EDITORIAL: D.C. may budge on gun ban
The spotlight on the District’s effort to dissuade law-abiding residents from purchasing handguns is making some on the D.C. Council uncomfortable. Council member Phil Mendelson on Tuesday introduced legislation easing some of the most absurd hoops one must jump through in order to exercise the right to keep arms in the nation’s capital.
As part of the ongoing “Emily gets her gun” series, The Washington Times’ Emily Miller has documented each step in the convoluted process the council concocted to thwart legal gun ownership. One of the most obnoxious hurdles she has found so far is the requirement that prospective gun owners undertake four hours of classroom and one hour of range “safety” training. As Mr. Mendelson explained to his colleagues Tuesday, “That training can’t be offered in the District of Columbia because our law is such that in order to handle a gun, it has to be registered to you. But you can’t register the gun until you’ve had the training.”
To break out of the difficulty, Mr. Mendelson proposes to clarify that the shooting portion of the training could happen within the city limits. In addition, he’d specify that individuals don’t need to take the test for each gun they purchase and that military personnel with firearms training wouldn’t have to waste their time taking a D.C.-specific class. Ballistic testing of each gun would also be eliminated.
These are all sensible steps in the right direction, but more must be done to reverse the District’s revival of the despicable Jim Crow-era gun laws.
Following the Civil War, many Southern states required blacks to obtain police permission before they could own guns - which, of course, was never granted. Ratification of the 14th Amendment forced officials to be a bit more subtle with their racially motivated laws. So in 1871, Tennessee came up with “An Act to Preserve the Peace and Prevent Homicide” that made carrying anything but expensive military pistols a crime punishable by a $50 fine and three months in jail. The statute put the price of self-defense beyond the reach of most blacks, and it even included an instruction to local sheriffs that its provisions be “strictly enforced.”
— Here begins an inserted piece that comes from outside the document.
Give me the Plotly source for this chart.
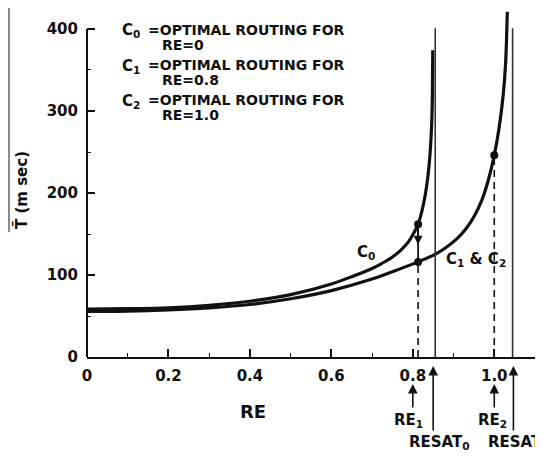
import plotly.graph_objects as go

# ---- data ----
re_c0 = [0, 0.1, 0.2, 0.3, 0.4, 0.5, 0.6, 0.65, 0.7, 0.72, 0.75, 0.77, 0.79, 0.8, 0.813,
         0.826, 0.836, 0.842, 0.846, 0.848, 0.849]
t_c0 = [58.5, 59, 60, 63, 68, 76, 89, 98, 108, 113, 122, 130, 141, 149, 162,
        186, 216, 246, 280, 318, 374]

re_c12 = [0, 0.1, 0.2, 0.3, 0.4, 0.5, 0.6, 0.7, 0.75, 0.813, 0.85, 0.88, 0.91, 0.93, 0.95, 0.97,
          0.985, 1.0, 1.012, 1.022, 1.028, 1.032]
t_c12 = [55.5, 56, 57.5, 60, 64, 71, 81, 95, 104, 116, 124, 133, 145, 156, 171, 192,
         215, 246, 280, 320, 360, 421]

re1 = 0.813
re2 = 1.0
t_re1_c0 = 162
t_re1_c12 = 116
t_re2_c12 = 246
resat = [0.855, 1.045]
resat_top = 401

x_tick_vals = [0, 0.2, 0.4, 0.6, 0.8, 1.0, 1.1]
x_tick_text = ["0", "0.2", "0.4", "0.6", "0.8", "1.0", ""]
x_minor = [0.1, 0.3, 0.5, 0.7, 0.9]
y_tick_vals = [0, 100, 200, 300, 400]
y_minor = [50, 150, 250, 350]

legend_lines = [
    ("C<sub>0</sub>", "=OPTIMAL ROUTING FOR", "RE=0"),
    ("C<sub>1</sub>", "=OPTIMAL ROUTING FOR", "RE=0.8"),
    ("C<sub>2</sub>", "=OPTIMAL ROUTING FOR", "RE=1.0"),
]

# ---- figure ----
# page has an 8px body margin; positions below are in page pixels
OFF = 8
W, H = 543, 458
PL, PR, PT, PB = 87, 535, 8, 357          # plot area in page pixels
PW, PH = PR - PL, PB - PT
Y_TOP = 425.6


def px(xp):
    return (xp - PL) / PW


def py(yp):
    return (PB - yp) / PH


FONT = "DejaVu Sans"
BLACK = "#111111"

fig = go.Figure()

fig.add_trace(go.Scatter(x=re_c0, y=t_c0, mode="lines",
                         line=dict(color=BLACK, width=3.2, shape="spline", smoothing=0.8),
                         hoverinfo="skip", showlegend=False))
fig.add_trace(go.Scatter(x=re_c12, y=t_c12, mode="lines",
                         line=dict(color=BLACK, width=3.2, shape="spline", smoothing=0.8),
                         hoverinfo="skip", showlegend=False))
for r in resat:
    fig.add_trace(go.Scatter(x=[r, r], y=[0, resat_top], mode="lines",
                             line=dict(color="#333333", width=1.6),
                             hoverinfo="skip", showlegend=False))
fig.add_trace(go.Scatter(x=[re1, re1], y=[0, t_re1_c12], mode="lines",
                         line=dict(color=BLACK, width=1.6, dash="7px,5px"),
                         hoverinfo="skip", showlegend=False))
fig.add_trace(go.Scatter(x=[re2, re2], y=[0, t_re2_c12], mode="lines",
                         line=dict(color=BLACK, width=1.6, dash="7px,5px"),
                         hoverinfo="skip", showlegend=False))
fig.add_trace(go.Scatter(x=[re1, re1], y=[t_re1_c12, t_re1_c0], mode="lines",
                         line=dict(color=BLACK, width=1.8),
                         hoverinfo="skip", showlegend=False))
fig.add_trace(go.Scatter(x=[re1, re1, re2], y=[t_re1_c0, t_re1_c12, t_re2_c12], mode="markers",
                         marker=dict(color=BLACK, size=8),
                         hoverinfo="skip", showlegend=False))

annotations = []
annotations.append(dict(x=re1, y=(t_re1_c0 + t_re1_c12) / 2 - 2, ax=re1, ay=t_re1_c0,
                        axref="x", ayref="y", xref="x", yref="y", text="",
                        showarrow=True, arrowhead=2, arrowsize=1.1, arrowwidth=1.6,
                        arrowcolor=BLACK))

f15 = dict(family=FONT, size=15, color=BLACK, weight="bold")
f14 = dict(family=FONT, size=14, color=BLACK, weight="bold")

annotations.append(dict(x=px(355), y=py(253), xref="paper", yref="paper", text="C<sub>0</sub>",
                        xanchor="left", yanchor="middle", showarrow=False, font=f15))
annotations.append(dict(x=px(444), y=py(259), xref="paper", yref="paper",
                        text="C<sub>1</sub> & C<sub>2</sub>",
                        xanchor="left", yanchor="middle", showarrow=False, font=f15))

row_y = [30, 65, 100]
for (c, desc, re_txt), yy in zip(legend_lines, row_y):
    annotations.append(dict(x=px(120), y=py(yy + 1), xref="paper", yref="paper", text=c,
                            xanchor="left", yanchor="middle", showarrow=False, font=f15))
    annotations.append(dict(x=px(146), y=py(yy), xref="paper", yref="paper", text=desc,
                            xanchor="left", yanchor="middle", showarrow=False, font=f14))
    annotations.append(dict(x=px(160), y=py(yy + 15), xref="paper", yref="paper", text=re_txt,
                            xanchor="left", yanchor="middle", showarrow=False, font=f14))

for xv, head, tail in [(0.8, 384, 409), (0.85, 366, 432), (1.0, 384, 409), (1.047, 366, 432)]:
    annotations.append(dict(x=xv / 1.1, y=py(head), xref="paper", yref="paper",
                            ax=0, ay=tail - head, text="", showarrow=True,
                            arrowhead=2, arrowsize=1.2, arrowwidth=1.6, arrowcolor=BLACK))

for txt, xl, yc in [("RE<sub>1</sub>", 392, 420), ("RESAT<sub>0</sub>", 407, 442),
                    ("RE<sub>2</sub>", 476, 420), ("RESAT<sub>1</sub>", 486, 442)]:
    annotations.append(dict(x=px(xl), y=py(yc), xref="paper", yref="paper", text=txt,
                            xanchor="left", yanchor="middle", showarrow=False, font=f15))

annotations.append(dict(x=px(253), y=py(412), xref="paper", yref="paper", text="RE",
                        xanchor="center", yanchor="middle", showarrow=False,
                        font=dict(family=FONT, size=18, color=BLACK, weight="bold")))
annotations.append(dict(x=px(21), y=py(190), xref="paper", yref="paper", text="T\u0304 (m sec)",
                        xanchor="center", yanchor="middle", textangle=-90, showarrow=False,
                        font=dict(family=FONT, size=15, color=BLACK, weight="bold")))

shapes = [
    dict(type="line", xref="paper", yref="paper", x0=0, x1=0, y0=0, y1=400 / Y_TOP,
         line=dict(color=BLACK, width=2)),
    dict(type="line", xref="paper", yref="paper", x0=px(9), x1=px(9), y0=py(8), y1=py(232),
         line=dict(color="#8a8a8a", width=2)),
]

fig.update_layout(
    width=W, height=H,
    margin=dict(l=PL - OFF, r=W - (PR - OFF), t=PT - OFF, b=H - (PB - OFF), pad=0),
    paper_bgcolor="white", plot_bgcolor="white",
    showlegend=False,
    annotations=annotations,
    shapes=shapes,
    font=dict(family=FONT, color=BLACK),
    xaxis=dict(range=[0, 1.1], showgrid=False, zeroline=False,
               showline=True, linecolor=BLACK, linewidth=2,
               tickmode="array", tickvals=x_tick_vals, ticktext=x_tick_text,
               ticks="inside", ticklen=8, tickwidth=1.6, tickcolor=BLACK,
               minor=dict(tickvals=x_minor, ticks="inside", ticklen=4, tickwidth=1.4, tickcolor=BLACK),
               tickfont=f15, ticklabelstandoff=4),
    yaxis=dict(range=[0, Y_TOP], showgrid=False, zeroline=False, showline=False,
               tickmode="array", tickvals=y_tick_vals,
               ticks="inside", ticklen=8, tickwidth=1.6, tickcolor=BLACK,
               minor=dict(tickvals=y_minor, ticks="inside", ticklen=4, tickwidth=1.4, tickcolor=BLACK),
               tickfont=f15, ticklabelstandoff=8),
)

fig.write_html("out.html")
By significantly increasing the cost in both time and money of owning a handgun, the District is doing exactly what the Southerners did 140 years ago. Instructors today charge about $200 for the required course, which in most cases takes place at a location in Maryland or Virginia not easily accessible to someone without a car. Transferring a gun adds another $125 to the cost. It is as offensive to require proficiency tests and fees for the exercise one’s Second Amendment right as it is to require a poll tax or an intelligence test before allowing someone to vote and express First Amendment rights.
The poorest of Washington’s residents are the ones who most need a firearm to protect themselves. The District needs to repeal its discriminatory laws and respect the right of all its residents, not just its wealthy ones, to keep - and carry - arms.